WHAT YOU SHOULD DO >>
It is required that the lines from the top of the listing through the line with "(0,0) rectangle (1063,1082);" be reproduced exactly, excluding pictures.

LISTING >>

— Begin —

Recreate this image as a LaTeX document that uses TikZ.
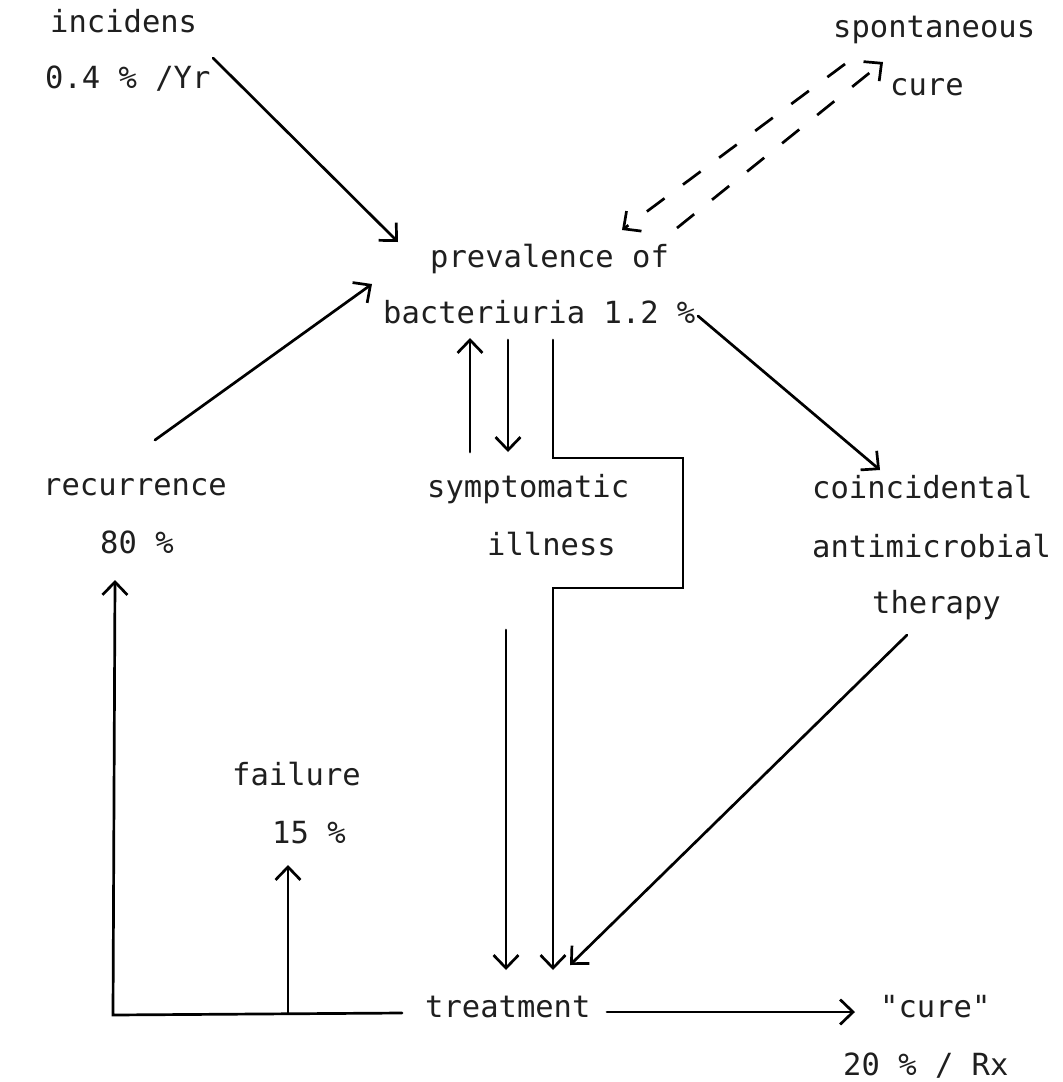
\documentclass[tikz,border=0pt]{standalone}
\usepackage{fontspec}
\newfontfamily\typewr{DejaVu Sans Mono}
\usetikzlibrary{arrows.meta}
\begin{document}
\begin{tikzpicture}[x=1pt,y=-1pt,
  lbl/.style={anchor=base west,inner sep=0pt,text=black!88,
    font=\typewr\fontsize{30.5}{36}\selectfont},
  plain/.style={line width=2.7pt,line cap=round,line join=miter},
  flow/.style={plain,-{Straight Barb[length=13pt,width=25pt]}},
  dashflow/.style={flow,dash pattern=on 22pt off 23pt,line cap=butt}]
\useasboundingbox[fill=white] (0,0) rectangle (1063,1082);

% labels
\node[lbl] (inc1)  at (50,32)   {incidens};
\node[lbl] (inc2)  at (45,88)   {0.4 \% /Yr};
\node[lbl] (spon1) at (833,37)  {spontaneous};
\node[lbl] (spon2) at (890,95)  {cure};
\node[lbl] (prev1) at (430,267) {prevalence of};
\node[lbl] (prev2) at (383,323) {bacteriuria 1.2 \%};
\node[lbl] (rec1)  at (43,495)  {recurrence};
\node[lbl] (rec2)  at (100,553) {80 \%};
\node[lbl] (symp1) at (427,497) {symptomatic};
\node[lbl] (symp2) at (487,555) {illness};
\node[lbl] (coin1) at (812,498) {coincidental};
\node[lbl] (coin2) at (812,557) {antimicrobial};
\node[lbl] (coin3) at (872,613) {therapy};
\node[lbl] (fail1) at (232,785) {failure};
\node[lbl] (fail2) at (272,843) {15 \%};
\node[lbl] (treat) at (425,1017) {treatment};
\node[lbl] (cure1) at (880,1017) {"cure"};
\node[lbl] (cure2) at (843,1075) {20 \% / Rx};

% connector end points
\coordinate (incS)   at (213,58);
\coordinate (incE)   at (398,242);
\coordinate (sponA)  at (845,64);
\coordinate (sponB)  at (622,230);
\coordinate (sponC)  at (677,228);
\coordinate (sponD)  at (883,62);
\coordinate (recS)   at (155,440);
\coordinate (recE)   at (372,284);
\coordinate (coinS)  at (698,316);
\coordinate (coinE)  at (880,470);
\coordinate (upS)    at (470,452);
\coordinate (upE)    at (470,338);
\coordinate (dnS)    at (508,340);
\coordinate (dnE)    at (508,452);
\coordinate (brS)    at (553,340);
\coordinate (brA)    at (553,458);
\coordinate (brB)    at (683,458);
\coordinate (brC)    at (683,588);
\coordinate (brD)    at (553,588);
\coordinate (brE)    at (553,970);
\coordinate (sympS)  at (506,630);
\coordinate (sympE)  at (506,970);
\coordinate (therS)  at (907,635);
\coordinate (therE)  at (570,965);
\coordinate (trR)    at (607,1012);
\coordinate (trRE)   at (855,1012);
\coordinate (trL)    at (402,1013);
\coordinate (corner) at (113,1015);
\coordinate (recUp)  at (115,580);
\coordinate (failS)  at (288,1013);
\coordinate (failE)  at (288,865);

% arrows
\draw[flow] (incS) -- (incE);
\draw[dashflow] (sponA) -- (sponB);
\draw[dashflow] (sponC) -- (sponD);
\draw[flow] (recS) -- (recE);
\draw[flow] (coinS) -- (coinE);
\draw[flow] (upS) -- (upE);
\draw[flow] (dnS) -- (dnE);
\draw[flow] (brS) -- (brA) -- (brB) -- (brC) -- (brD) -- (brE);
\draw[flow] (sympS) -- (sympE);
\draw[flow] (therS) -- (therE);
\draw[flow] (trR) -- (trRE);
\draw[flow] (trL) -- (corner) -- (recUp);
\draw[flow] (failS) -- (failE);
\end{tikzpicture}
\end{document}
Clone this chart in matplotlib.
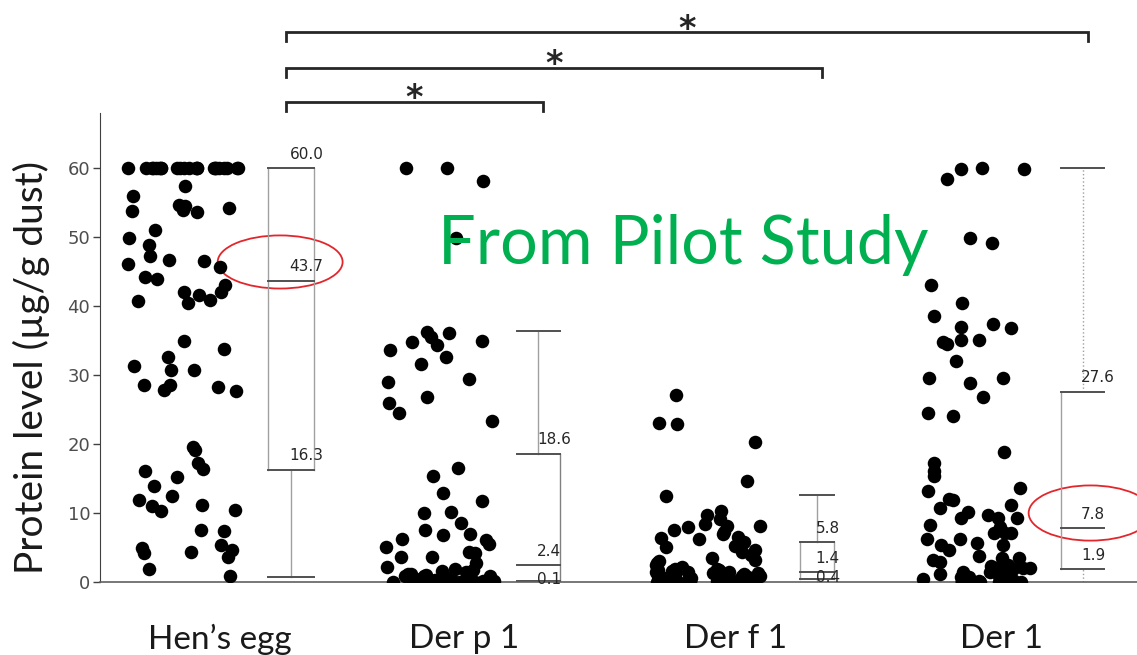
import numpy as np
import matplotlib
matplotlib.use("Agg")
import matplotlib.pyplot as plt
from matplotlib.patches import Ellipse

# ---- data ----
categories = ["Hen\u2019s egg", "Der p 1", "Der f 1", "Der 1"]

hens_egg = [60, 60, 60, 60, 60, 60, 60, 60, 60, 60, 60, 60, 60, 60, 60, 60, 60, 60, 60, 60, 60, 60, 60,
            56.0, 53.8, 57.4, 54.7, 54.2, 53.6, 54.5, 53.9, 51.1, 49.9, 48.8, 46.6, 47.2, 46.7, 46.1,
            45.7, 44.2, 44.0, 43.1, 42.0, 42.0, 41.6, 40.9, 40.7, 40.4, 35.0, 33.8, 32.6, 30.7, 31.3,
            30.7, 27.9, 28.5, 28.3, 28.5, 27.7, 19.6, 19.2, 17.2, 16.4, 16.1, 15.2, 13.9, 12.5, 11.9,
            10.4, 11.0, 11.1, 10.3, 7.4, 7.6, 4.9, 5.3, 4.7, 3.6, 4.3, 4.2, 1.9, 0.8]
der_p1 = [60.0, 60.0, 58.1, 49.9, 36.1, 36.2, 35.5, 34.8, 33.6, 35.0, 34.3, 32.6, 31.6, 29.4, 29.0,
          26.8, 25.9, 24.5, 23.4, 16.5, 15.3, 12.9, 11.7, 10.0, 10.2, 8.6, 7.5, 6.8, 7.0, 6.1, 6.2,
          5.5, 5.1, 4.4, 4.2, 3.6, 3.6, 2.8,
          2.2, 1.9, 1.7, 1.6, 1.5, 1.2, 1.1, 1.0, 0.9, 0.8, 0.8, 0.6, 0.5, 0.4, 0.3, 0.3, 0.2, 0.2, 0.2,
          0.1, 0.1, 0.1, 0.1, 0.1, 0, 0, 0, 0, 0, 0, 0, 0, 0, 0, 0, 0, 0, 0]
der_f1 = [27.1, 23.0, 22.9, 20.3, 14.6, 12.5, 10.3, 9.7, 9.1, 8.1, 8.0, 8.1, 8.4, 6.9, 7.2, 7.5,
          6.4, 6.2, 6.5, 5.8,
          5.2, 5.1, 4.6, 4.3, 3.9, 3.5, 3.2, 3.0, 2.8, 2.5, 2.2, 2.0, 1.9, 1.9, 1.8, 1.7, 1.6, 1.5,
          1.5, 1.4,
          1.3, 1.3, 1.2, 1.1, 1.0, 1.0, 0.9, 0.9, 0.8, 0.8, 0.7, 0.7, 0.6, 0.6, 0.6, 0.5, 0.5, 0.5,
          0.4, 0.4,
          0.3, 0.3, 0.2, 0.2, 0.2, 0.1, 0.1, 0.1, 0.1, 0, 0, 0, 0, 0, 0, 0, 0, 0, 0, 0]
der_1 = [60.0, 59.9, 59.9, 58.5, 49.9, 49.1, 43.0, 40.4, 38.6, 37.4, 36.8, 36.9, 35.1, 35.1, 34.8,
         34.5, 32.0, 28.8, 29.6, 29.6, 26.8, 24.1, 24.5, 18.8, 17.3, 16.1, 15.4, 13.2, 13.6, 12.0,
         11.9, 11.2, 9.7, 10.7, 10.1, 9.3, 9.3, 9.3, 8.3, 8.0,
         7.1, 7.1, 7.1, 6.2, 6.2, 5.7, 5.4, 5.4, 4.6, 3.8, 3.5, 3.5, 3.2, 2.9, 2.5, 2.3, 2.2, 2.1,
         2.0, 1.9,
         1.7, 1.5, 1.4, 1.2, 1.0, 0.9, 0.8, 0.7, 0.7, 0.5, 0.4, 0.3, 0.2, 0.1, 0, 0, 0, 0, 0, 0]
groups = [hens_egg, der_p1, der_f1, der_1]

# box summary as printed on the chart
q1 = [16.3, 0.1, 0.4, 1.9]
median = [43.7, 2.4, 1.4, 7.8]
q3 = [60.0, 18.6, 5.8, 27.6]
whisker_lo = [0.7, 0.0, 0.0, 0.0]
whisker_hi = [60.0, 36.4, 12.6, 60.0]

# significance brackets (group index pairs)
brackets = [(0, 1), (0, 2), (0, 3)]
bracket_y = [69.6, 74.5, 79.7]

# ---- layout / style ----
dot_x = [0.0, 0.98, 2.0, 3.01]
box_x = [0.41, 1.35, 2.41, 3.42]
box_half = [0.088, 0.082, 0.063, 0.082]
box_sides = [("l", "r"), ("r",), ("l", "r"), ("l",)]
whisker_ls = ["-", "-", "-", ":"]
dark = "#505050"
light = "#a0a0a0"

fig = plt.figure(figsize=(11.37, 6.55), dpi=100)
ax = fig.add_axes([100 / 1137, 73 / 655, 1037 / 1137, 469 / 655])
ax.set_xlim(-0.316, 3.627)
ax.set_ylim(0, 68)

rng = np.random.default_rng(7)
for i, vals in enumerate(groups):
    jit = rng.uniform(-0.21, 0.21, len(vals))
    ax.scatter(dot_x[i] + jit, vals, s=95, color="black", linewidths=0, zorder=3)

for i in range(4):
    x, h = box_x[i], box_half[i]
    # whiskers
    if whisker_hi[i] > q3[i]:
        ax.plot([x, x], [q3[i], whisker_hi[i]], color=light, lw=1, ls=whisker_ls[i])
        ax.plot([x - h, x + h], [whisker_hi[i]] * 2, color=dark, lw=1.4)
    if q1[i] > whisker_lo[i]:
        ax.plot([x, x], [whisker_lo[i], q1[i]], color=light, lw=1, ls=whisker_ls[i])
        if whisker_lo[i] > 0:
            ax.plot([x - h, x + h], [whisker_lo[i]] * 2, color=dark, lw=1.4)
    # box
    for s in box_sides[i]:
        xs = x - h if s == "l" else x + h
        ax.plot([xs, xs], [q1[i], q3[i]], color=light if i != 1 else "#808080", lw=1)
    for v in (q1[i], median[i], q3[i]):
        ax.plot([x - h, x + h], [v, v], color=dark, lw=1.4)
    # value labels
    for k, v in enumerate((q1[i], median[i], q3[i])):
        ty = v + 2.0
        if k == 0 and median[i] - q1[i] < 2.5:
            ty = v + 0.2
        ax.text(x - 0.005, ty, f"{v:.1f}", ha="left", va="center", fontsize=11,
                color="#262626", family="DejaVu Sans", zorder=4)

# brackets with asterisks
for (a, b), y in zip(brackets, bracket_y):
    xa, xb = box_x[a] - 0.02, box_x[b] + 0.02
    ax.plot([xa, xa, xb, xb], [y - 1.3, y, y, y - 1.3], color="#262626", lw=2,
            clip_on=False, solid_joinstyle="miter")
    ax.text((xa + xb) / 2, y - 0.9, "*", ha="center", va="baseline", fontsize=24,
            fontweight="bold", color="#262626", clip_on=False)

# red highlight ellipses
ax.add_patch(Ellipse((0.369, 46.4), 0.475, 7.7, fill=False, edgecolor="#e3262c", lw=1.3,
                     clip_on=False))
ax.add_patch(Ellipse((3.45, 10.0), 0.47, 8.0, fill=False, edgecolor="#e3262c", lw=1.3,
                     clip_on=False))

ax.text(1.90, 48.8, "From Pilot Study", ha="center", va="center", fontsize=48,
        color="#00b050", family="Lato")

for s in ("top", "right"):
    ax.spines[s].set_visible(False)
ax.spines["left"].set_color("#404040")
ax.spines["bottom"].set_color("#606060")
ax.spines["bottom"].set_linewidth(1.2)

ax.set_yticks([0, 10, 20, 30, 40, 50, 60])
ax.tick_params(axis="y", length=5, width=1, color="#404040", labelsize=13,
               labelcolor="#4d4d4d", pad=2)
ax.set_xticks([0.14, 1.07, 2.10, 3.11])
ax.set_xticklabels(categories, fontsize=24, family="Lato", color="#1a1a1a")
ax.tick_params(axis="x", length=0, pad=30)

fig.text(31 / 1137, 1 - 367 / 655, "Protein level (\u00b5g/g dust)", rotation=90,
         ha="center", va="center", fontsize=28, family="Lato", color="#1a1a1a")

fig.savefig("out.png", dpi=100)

— End —

SOLUTION TO THE PROBLEM >>
Recreate this image as a LaTeX document that uses TikZ.
\documentclass[tikz,border=0pt]{standalone}
\usepackage{fontspec}
\newfontfamily\typewr{DejaVu Sans Mono}
\usetikzlibrary{arrows.meta}
\begin{document}
\begin{tikzpicture}[x=1pt,y=-1pt,
  lbl/.style={anchor=base west,inner sep=0pt,text=black!88,
    font=\typewr\fontsize{30.5}{36}\selectfont},
  plain/.style={line width=2.7pt,line cap=round,line join=miter},
  flow/.style={plain,-{Straight Barb[length=13pt,width=25pt]}},
  dashflow/.style={flow,dash pattern=on 22pt off 23pt,line cap=butt}]
\useasboundingbox[fill=white] (0,0) rectangle (1063,1082);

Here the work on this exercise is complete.